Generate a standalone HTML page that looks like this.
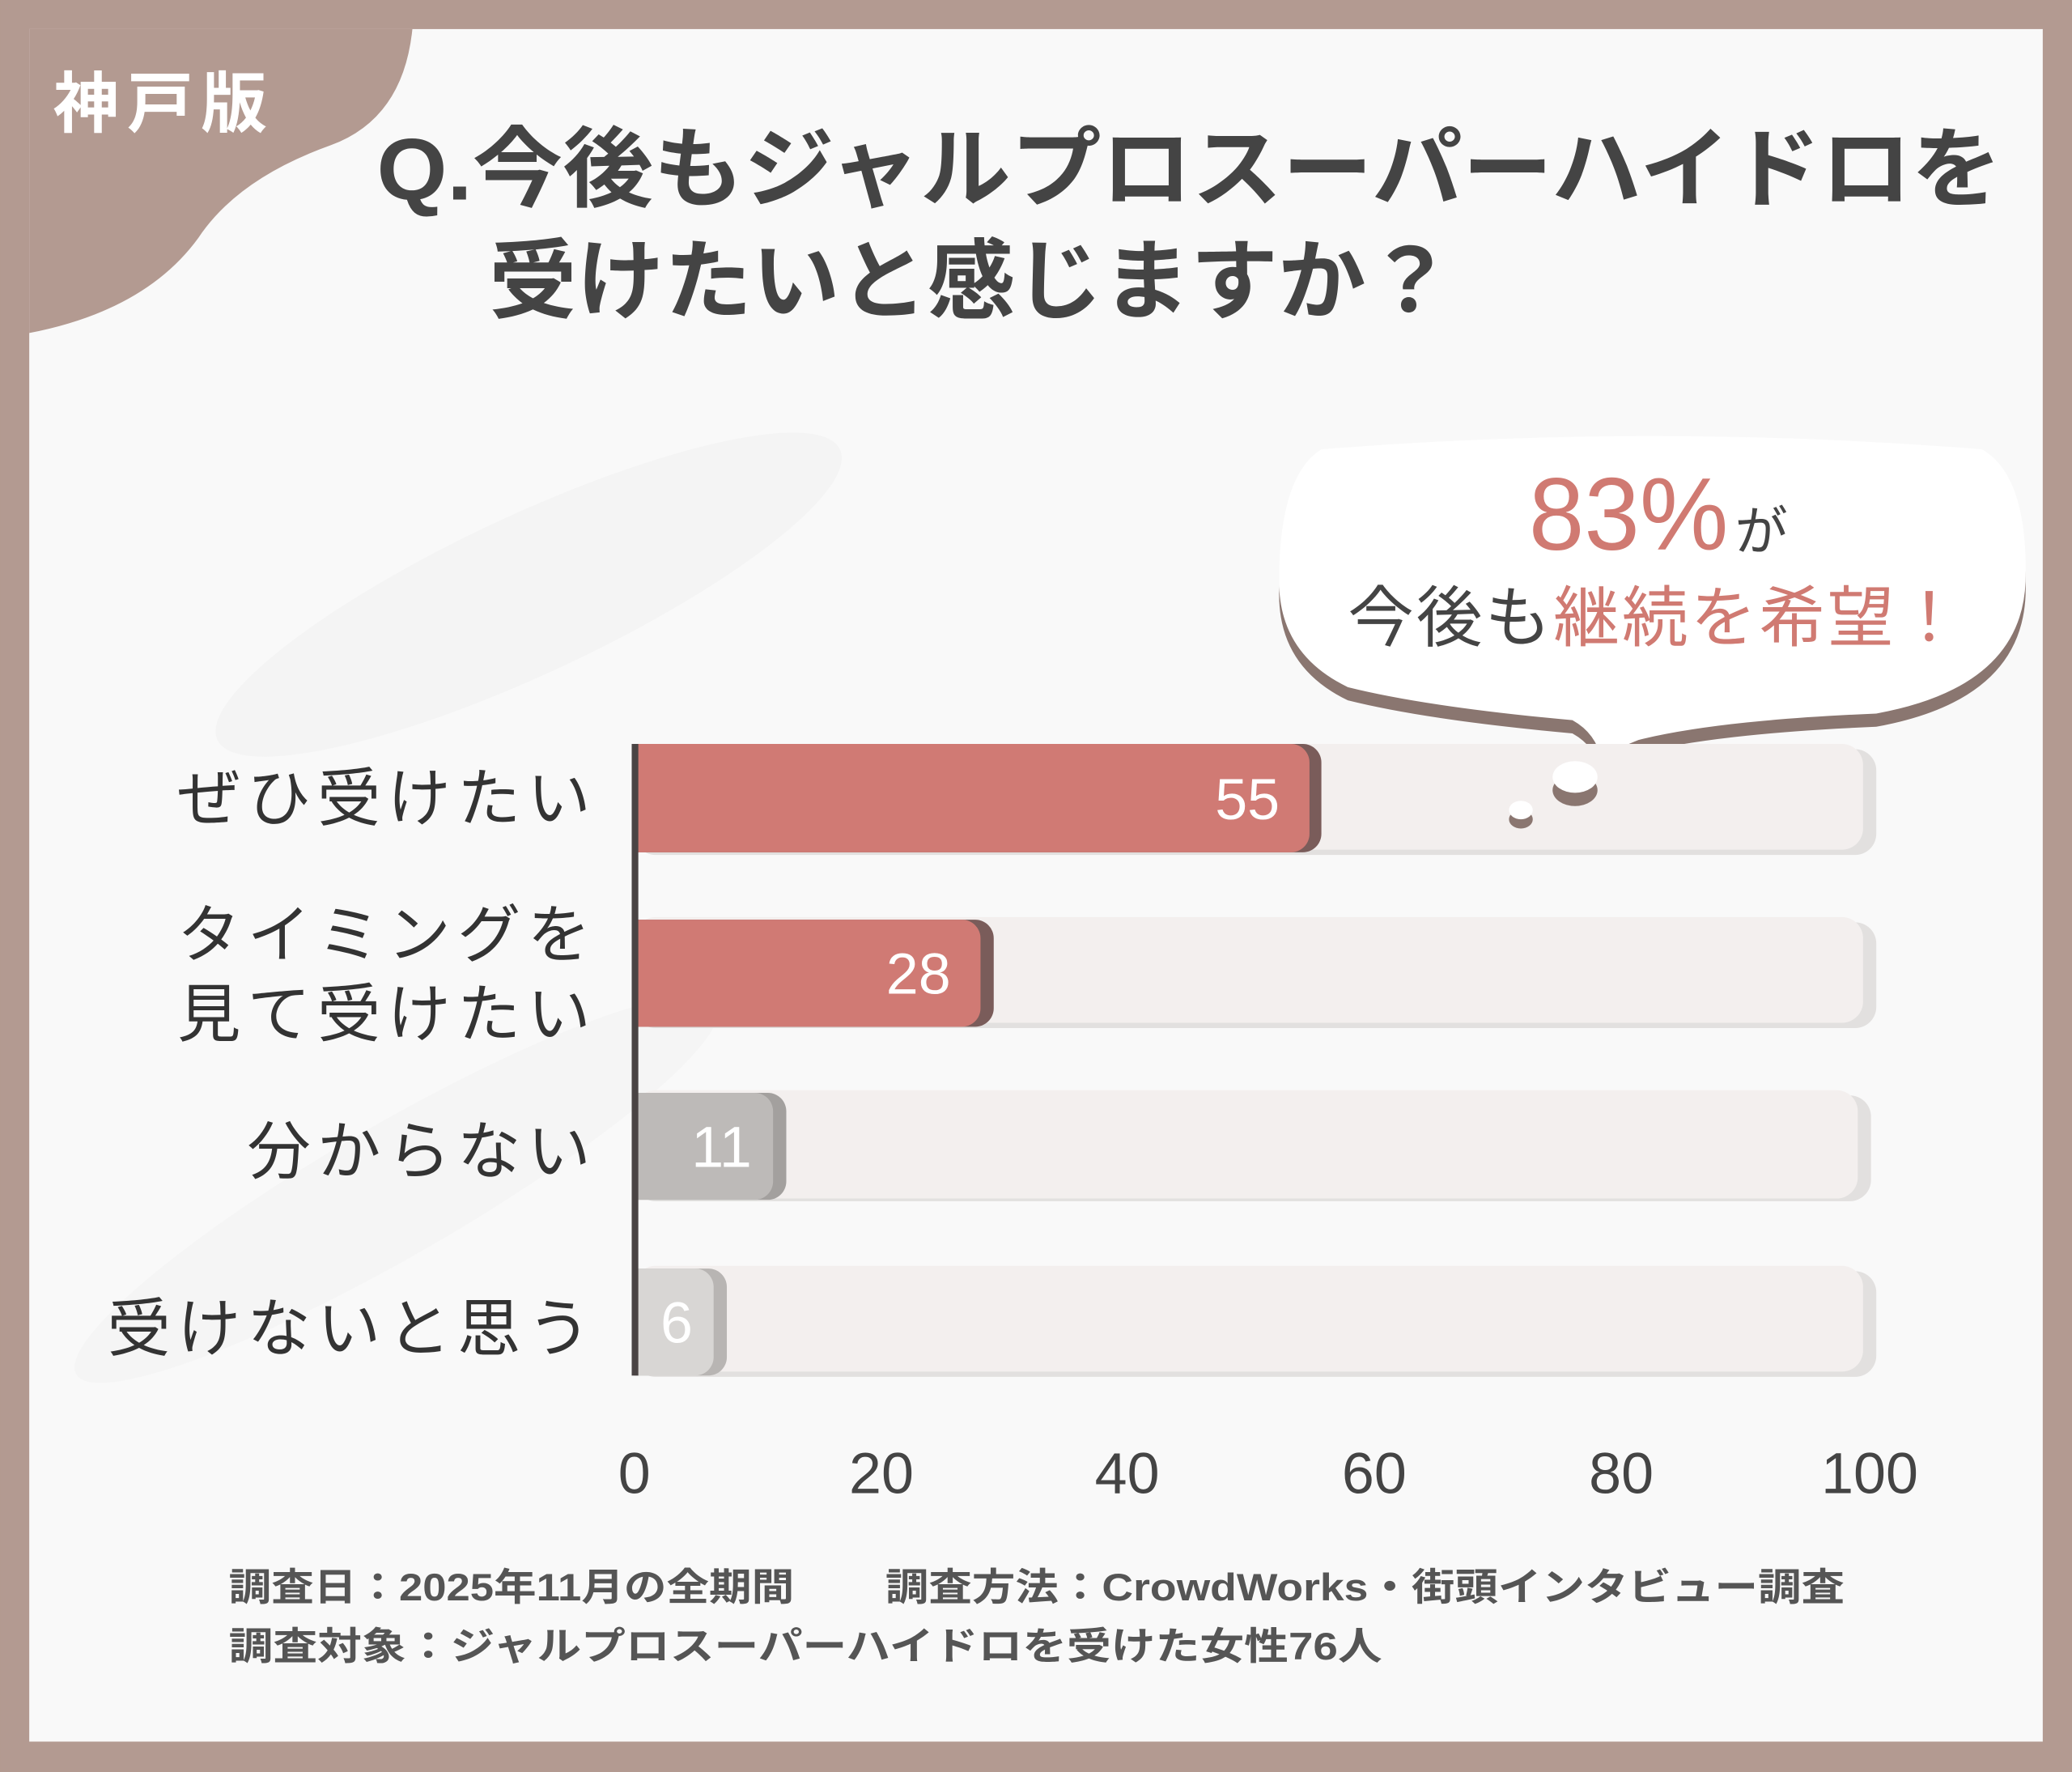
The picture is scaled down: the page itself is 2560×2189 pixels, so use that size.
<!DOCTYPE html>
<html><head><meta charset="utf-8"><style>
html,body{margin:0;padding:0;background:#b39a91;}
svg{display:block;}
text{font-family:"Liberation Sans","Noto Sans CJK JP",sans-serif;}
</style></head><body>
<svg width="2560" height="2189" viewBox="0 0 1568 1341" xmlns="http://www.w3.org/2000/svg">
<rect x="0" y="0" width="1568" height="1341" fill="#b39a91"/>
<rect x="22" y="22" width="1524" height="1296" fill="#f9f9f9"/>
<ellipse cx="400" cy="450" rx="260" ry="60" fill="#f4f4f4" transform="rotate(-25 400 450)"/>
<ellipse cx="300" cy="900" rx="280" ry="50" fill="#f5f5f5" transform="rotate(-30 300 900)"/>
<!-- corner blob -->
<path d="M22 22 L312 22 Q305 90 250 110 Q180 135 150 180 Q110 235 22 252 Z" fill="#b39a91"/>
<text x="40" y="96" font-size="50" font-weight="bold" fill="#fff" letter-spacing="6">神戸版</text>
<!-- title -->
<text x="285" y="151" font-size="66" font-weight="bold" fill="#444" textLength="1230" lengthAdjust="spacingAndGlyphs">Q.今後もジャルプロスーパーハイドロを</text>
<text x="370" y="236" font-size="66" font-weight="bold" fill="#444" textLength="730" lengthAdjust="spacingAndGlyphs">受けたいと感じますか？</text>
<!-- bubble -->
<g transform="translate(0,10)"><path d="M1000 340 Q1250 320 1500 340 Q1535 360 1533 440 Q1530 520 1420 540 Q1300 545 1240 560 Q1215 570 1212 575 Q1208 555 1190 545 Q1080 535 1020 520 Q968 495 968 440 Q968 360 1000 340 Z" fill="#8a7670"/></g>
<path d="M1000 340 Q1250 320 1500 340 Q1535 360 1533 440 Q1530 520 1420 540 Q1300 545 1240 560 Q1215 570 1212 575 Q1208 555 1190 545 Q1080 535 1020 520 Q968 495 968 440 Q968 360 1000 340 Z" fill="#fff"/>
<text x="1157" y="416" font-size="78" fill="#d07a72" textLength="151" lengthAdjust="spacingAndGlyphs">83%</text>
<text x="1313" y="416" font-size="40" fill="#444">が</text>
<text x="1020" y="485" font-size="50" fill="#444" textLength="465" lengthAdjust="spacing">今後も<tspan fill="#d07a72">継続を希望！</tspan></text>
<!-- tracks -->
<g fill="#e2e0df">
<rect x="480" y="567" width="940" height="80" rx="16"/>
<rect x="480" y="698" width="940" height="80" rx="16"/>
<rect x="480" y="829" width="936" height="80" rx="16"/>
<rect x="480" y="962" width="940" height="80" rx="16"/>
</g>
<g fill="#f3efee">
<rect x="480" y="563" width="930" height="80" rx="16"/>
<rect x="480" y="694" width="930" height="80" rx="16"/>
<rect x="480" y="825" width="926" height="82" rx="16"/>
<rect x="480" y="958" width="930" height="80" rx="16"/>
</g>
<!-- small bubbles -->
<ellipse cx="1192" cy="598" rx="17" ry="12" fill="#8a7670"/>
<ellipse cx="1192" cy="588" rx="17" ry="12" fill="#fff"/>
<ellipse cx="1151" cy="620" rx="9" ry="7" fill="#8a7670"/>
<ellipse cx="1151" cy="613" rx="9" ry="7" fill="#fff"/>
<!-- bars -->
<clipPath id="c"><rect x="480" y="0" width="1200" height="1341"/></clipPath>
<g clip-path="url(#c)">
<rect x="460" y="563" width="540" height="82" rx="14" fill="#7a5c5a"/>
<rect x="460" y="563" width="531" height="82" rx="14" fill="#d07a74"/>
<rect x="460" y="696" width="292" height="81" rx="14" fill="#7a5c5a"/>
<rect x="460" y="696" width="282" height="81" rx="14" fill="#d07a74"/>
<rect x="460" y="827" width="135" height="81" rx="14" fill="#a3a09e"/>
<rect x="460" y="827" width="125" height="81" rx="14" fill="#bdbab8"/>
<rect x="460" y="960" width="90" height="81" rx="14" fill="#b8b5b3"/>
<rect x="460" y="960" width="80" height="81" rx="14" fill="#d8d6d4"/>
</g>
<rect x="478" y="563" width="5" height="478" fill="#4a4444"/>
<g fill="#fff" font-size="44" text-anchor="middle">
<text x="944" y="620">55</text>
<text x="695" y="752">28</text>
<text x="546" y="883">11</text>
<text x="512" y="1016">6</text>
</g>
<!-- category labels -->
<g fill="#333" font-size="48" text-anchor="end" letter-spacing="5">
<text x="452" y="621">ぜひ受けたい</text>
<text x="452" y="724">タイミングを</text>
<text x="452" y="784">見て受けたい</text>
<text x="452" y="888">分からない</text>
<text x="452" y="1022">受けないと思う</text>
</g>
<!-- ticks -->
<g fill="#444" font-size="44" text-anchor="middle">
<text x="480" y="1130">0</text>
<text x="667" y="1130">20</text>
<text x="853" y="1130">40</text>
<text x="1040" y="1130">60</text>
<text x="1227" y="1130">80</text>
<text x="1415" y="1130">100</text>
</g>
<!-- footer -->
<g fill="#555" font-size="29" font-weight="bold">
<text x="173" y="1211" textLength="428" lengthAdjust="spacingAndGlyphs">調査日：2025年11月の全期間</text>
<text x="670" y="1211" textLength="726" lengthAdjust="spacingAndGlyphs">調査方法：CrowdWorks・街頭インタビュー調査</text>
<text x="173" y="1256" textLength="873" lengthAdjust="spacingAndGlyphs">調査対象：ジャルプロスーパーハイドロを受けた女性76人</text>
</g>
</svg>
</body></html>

#####

**What you will do**: Reproduce the listing exactly. Leave its pictures out.

**Final result**:
Generate a standalone HTML page that looks like this.
The picture is scaled down: the page itself is 2560×2189 pixels, so use that size.
<!DOCTYPE html>
<html><head><meta charset="utf-8"><style>
html,body{margin:0;padding:0;background:#b39a91;}
svg{display:block;}
text{font-family:"Liberation Sans","Noto Sans CJK JP",sans-serif;}
</style></head><body>
<svg width="2560" height="2189" viewBox="0 0 1568 1341" xmlns="http://www.w3.org/2000/svg">
<rect x="0" y="0" width="1568" height="1341" fill="#b39a91"/>
<rect x="22" y="22" width="1524" height="1296" fill="#f9f9f9"/>
<ellipse cx="400" cy="450" rx="260" ry="60" fill="#f4f4f4" transform="rotate(-25 400 450)"/>
<ellipse cx="300" cy="900" rx="280" ry="50" fill="#f5f5f5" transform="rotate(-30 300 900)"/>
<!-- corner blob -->
<path d="M22 22 L312 22 Q305 90 250 110 Q180 135 150 180 Q110 235 22 252 Z" fill="#b39a91"/>
<text x="40" y="96" font-size="50" font-weight="bold" fill="#fff" letter-spacing="6">神戸版</text>
<!-- title -->
<text x="285" y="151" font-size="66" font-weight="bold" fill="#444" textLength="1230" lengthAdjust="spacingAndGlyphs">Q.今後もジャルプロスーパーハイドロを</text>
<text x="370" y="236" font-size="66" font-weight="bold" fill="#444" textLength="730" lengthAdjust="spacingAndGlyphs">受けたいと感じますか？</text>
<!-- bubble -->
<g transform="translate(0,10)"><path d="M1000 340 Q1250 320 1500 340 Q1535 360 1533 440 Q1530 520 1420 540 Q1300 545 1240 560 Q1215 570 1212 575 Q1208 555 1190 545 Q1080 535 1020 520 Q968 495 968 440 Q968 360 1000 340 Z" fill="#8a7670"/></g>
<path d="M1000 340 Q1250 320 1500 340 Q1535 360 1533 440 Q1530 520 1420 540 Q1300 545 1240 560 Q1215 570 1212 575 Q1208 555 1190 545 Q1080 535 1020 520 Q968 495 968 440 Q968 360 1000 340 Z" fill="#fff"/>
<text x="1157" y="416" font-size="78" fill="#d07a72" textLength="151" lengthAdjust="spacingAndGlyphs">83%</text>
<text x="1313" y="416" font-size="40" fill="#444">が</text>
<text x="1020" y="485" font-size="50" fill="#444" textLength="465" lengthAdjust="spacing">今後も<tspan fill="#d07a72">継続を希望！</tspan></text>
<!-- tracks -->
<g fill="#e2e0df">
<rect x="480" y="567" width="940" height="80" rx="16"/>
<rect x="480" y="698" width="940" height="80" rx="16"/>
<rect x="480" y="829" width="936" height="80" rx="16"/>
<rect x="480" y="962" width="940" height="80" rx="16"/>
</g>
<g fill="#f3efee">
<rect x="480" y="563" width="930" height="80" rx="16"/>
<rect x="480" y="694" width="930" height="80" rx="16"/>
<rect x="480" y="825" width="926" height="82" rx="16"/>
<rect x="480" y="958" width="930" height="80" rx="16"/>
</g>
<!-- small bubbles -->
<ellipse cx="1192" cy="598" rx="17" ry="12" fill="#8a7670"/>
<ellipse cx="1192" cy="588" rx="17" ry="12" fill="#fff"/>
<ellipse cx="1151" cy="620" rx="9" ry="7" fill="#8a7670"/>
<ellipse cx="1151" cy="613" rx="9" ry="7" fill="#fff"/>
<!-- bars -->
<clipPath id="c"><rect x="480" y="0" width="1200" height="1341"/></clipPath>
<g clip-path="url(#c)">
<rect x="460" y="563" width="540" height="82" rx="14" fill="#7a5c5a"/>
<rect x="460" y="563" width="531" height="82" rx="14" fill="#d07a74"/>
<rect x="460" y="696" width="292" height="81" rx="14" fill="#7a5c5a"/>
<rect x="460" y="696" width="282" height="81" rx="14" fill="#d07a74"/>
<rect x="460" y="827" width="135" height="81" rx="14" fill="#a3a09e"/>
<rect x="460" y="827" width="125" height="81" rx="14" fill="#bdbab8"/>
<rect x="460" y="960" width="90" height="81" rx="14" fill="#b8b5b3"/>
<rect x="460" y="960" width="80" height="81" rx="14" fill="#d8d6d4"/>
</g>
<rect x="478" y="563" width="5" height="478" fill="#4a4444"/>
<g fill="#fff" font-size="44" text-anchor="middle">
<text x="944" y="620">55</text>
<text x="695" y="752">28</text>
<text x="546" y="883">11</text>
<text x="512" y="1016">6</text>
</g>
<!-- category labels -->
<g fill="#333" font-size="48" text-anchor="end" letter-spacing="5">
<text x="452" y="621">ぜひ受けたい</text>
<text x="452" y="724">タイミングを</text>
<text x="452" y="784">見て受けたい</text>
<text x="452" y="888">分からない</text>
<text x="452" y="1022">受けないと思う</text>
</g>
<!-- ticks -->
<g fill="#444" font-size="44" text-anchor="middle">
<text x="480" y="1130">0</text>
<text x="667" y="1130">20</text>
<text x="853" y="1130">40</text>
<text x="1040" y="1130">60</text>
<text x="1227" y="1130">80</text>
<text x="1415" y="1130">100</text>
</g>
<!-- footer -->
<g fill="#555" font-size="29" font-weight="bold">
<text x="173" y="1211" textLength="428" lengthAdjust="spacingAndGlyphs">調査日：2025年11月の全期間</text>
<text x="670" y="1211" textLength="726" lengthAdjust="spacingAndGlyphs">調査方法：CrowdWorks・街頭インタビュー調査</text>
<text x="173" y="1256" textLength="873" lengthAdjust="spacingAndGlyphs">調査対象：ジャルプロスーパーハイドロを受けた女性76人</text>
</g>
</svg>
</body></html>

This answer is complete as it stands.